Exercise details :: Copy exactly the lines that run from the top of the listing to the line containing "corners=20pt,minimum width=372pt,minimum height=125pt]", both ends included, and omit the pictures.
________________________
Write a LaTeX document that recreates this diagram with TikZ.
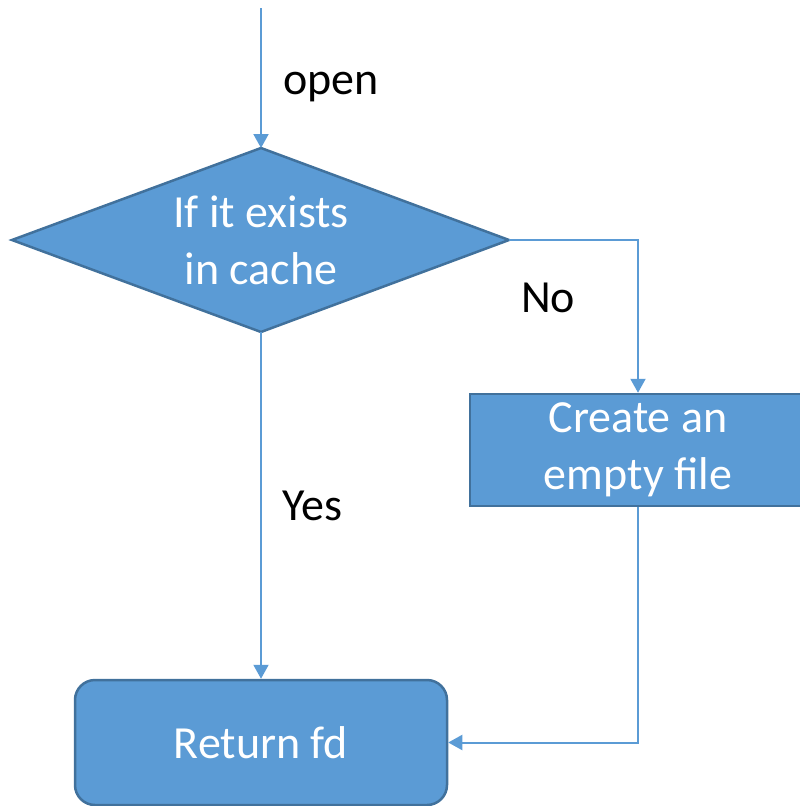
\documentclass[tikz,border=0pt]{standalone}
\usepackage{fontspec}
\setmainfont{Carlito}
\usetikzlibrary{arrows.meta}
\definecolor{boxfill}{HTML}{5B9BD5}
\definecolor{boxedge}{HTML}{41719C}
\definecolor{linkcol}{HTML}{5B9BD5}
\begin{document}
\begin{tikzpicture}[x=1pt,y=-1pt,
  every node/.style={font=\fontsize{46}{57}\selectfont},
  shapefill/.style={fill=boxfill,draw=boxedge,line width=2.5pt,line join=miter},
  shapebox/.style={shapefill,text=white,align=center,inner sep=0pt},
  link/.style={draw=linkcol,line width=2pt,-{Triangle[length=14pt,width=15pt]}},
  tag/.style={text=black,anchor=base west,inner sep=0pt}]
\useasboundingbox (0,0) rectangle (800,806);

% decision diamond
\coordinate (dtop) at (261,148);
\coordinate (dright) at (509,240);
\coordinate (dbot) at (261,332);
\coordinate (dleft) at (12,240);
\path[shapefill] (dtop) -- (dright) -- (dbot) -- (dleft) -- cycle;
\node[text=white,align=center,inner sep=0pt] (test) at (261,240) {If it exists\\in cache};

% process boxes
\node[shapebox,minimum width=336pt,minimum height=112pt] (create) at (638,450) {Create an\\empty file};
\node[shapebox,rounded corners=20pt,minimum width=372pt,minimum height=125pt] (ret) at (261,742.5) {Return fd};

% connectors
\coordinate (start) at (261,8);
\draw[link] (start) -- (dtop);
\draw[link] (dright) -| (create.north);
\draw[link] (dbot) -- (ret.north);
\draw[link] (create.south) |- (ret.east);

% labels
\node[tag] (lopen) at (283,94) {open};
\node[tag] (lno) at (521,312) {No};
\node[tag] (lyes) at (282,520) {Yes};
\end{tikzpicture}
\end{document}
________________________
Final answer ::
Write a LaTeX document that recreates this diagram with TikZ.
\documentclass[tikz,border=0pt]{standalone}
\usepackage{fontspec}
\setmainfont{Carlito}
\usetikzlibrary{arrows.meta}
\definecolor{boxfill}{HTML}{5B9BD5}
\definecolor{boxedge}{HTML}{41719C}
\definecolor{linkcol}{HTML}{5B9BD5}
\begin{document}
\begin{tikzpicture}[x=1pt,y=-1pt,
  every node/.style={font=\fontsize{46}{57}\selectfont},
  shapefill/.style={fill=boxfill,draw=boxedge,line width=2.5pt,line join=miter},
  shapebox/.style={shapefill,text=white,align=center,inner sep=0pt},
  link/.style={draw=linkcol,line width=2pt,-{Triangle[length=14pt,width=15pt]}},
  tag/.style={text=black,anchor=base west,inner sep=0pt}]
\useasboundingbox (0,0) rectangle (800,806);

% decision diamond
\coordinate (dtop) at (261,148);
\coordinate (dright) at (509,240);
\coordinate (dbot) at (261,332);
\coordinate (dleft) at (12,240);
\path[shapefill] (dtop) -- (dright) -- (dbot) -- (dleft) -- cycle;
\node[text=white,align=center,inner sep=0pt] (test) at (261,240) {If it exists\\in cache};

% process boxes
\node[shapebox,minimum width=336pt,minimum height=112pt] (create) at (638,450) {Create an\\empty file};
\node[shapebox,rounded corners=20pt,minimum width=372pt,minimum height=125pt] (ret) at (261,742.5) {Return fd};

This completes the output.